Y el problema de aceptar a la sexual worker, no tomarla por una MCDM,
es la pendiente deslizante de concesiones que tienes que hacer como feniminista
comprometida, empiezas tolerando a las prostitutas y terminas abrazando a
Christina del Basso. Poca broma. Para quien desconozca a la criatura, basta
decir que estamos hablando de una participante malencarada de Grande Fratello
9, la versión italiana del reality show, con una pechonalidad avalada por la
Guía Michelín.
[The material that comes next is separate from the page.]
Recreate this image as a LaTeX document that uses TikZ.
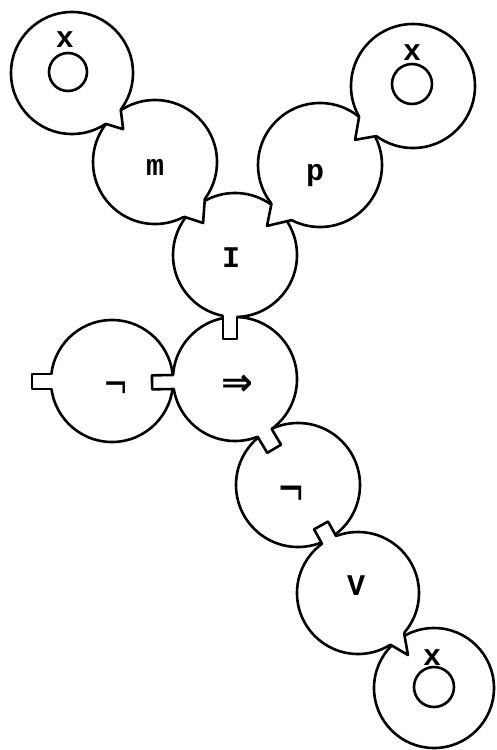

Christina del Basso encarna en Italia la filosofía de la
dominadora de hombres, pertrechada con una delantera para atraerlos a todos y
someterlos a su voluntad, como el anillo de Sauron, cuyo órgano de difusión
sería Playboy o alguna revista con las páginas pegadas. Christina del Bassso
además conjuga la mala hostia de una Belen Esteban. Y aunque confunda poder con
falta de modales, este modelo de mujer ruda que aprovecha las debilidades del
género opuesto, y a la que nadie puede toser encima pues ella misma dice estar
a la venta del mejor postor, no hace otra cosa salvo generar epígonos. Ante
este brete, la solvencia feminista pasa por asumir algo así como una posición
defensiva y ni-ni: ni ella ni sus críticos son salvables. El rebozo teórico de
esta posición viene a decir que ella tiene libertad de devenir en títere del
sexismo aunque no sea algo bueno hacerlo y que las críticas solo serán
recibidas si tienen un certificado de autenticidad emancipatoria. Ello conduce a situaciones paradójicas,
como que Javier Blánquez llamando putilla a Miley Cyrus sea tomado como poco
menos que la manifestación quintaesencial del heterosexismo, a pesar de que el
término pretendía tener un sentido descriptivo y no valorativo, mientras que la
misma palabra dicha por boca de una mujer traiga resonancias inexcusables de
solidaridad por la causa. ¿En serio?
El caso es que tampoco entiendo por qué debería epatarnos el doble rasero de nuestras prácticas lingüísticas cuando
estamos habituados a escuchar a latinoamericanos que utilizan el insulto «sudaca» como bautismo cínico o
subalterno de si mismos (siempre y cuando sea otro como ellos quien les
llame así). ¿Por qué debería ser distinto con la pléyade de insultos que
tenemos para designar a la MCDM metida a loca del pueblo? La polémica levantada
por el retorno de Lilly Allen y su Hard
Out Here, un videoclip donde aparecen ironizadas las dificultades que tiene
que pasar toda MCDM, muestra hasta qué punto llamar bitchies a las estrellas mediáticas (o no hacerlo) es lo de menos:
resulta que el video resulta ofensivo porque aparece gente de color medio
desnuda haciendo perreos salvajes y Lilly Allen no. Que la cantante tenga por
toda cadera un tocón de acero que hace materialmente inviable practicar
cualquier danza regional salvo el chotis; que en el video también aparezca una
tipa blanca, oronda, tatuada, azotada, pelirrosa; que estas cosas puedan llegar
a invalidad la lectura en clave racista del video muestran hasta qué punto los
límites de la corrección política están situados en otra esfera distinta. Y
pasa que, en una época donde Maria Isabel y su Antes muerta que sencilla puede resumir el sentido común enajenado
(«Que a veces las mujeres necesitan. Una
poquita, una poquita, una poquita, una poquita libertad») mientras las
canciones de Beyoncé detentan el monopolio del hembrismo corporativo (All the Single Ladies, If I Were a Boy y Run the World jalonan una ideología à la recherche del marido perdido, cargada de Penisneid y apoyada sobre la figura de la madre trabajadora), y el
resto de estrellas atraviesan como pueden el tránsito desde «el burdel
tailandés de Disney» (Miley Cyrus) a la realidad exterior, la verdad es que
resulta difícil encontrar alguna MCDM que merezca nuestras críticas más que un
abrazo gratis.
Me ha gustado mucho, pocas veces leo cosas que busquen más la reflexión que la certeza. Gracias.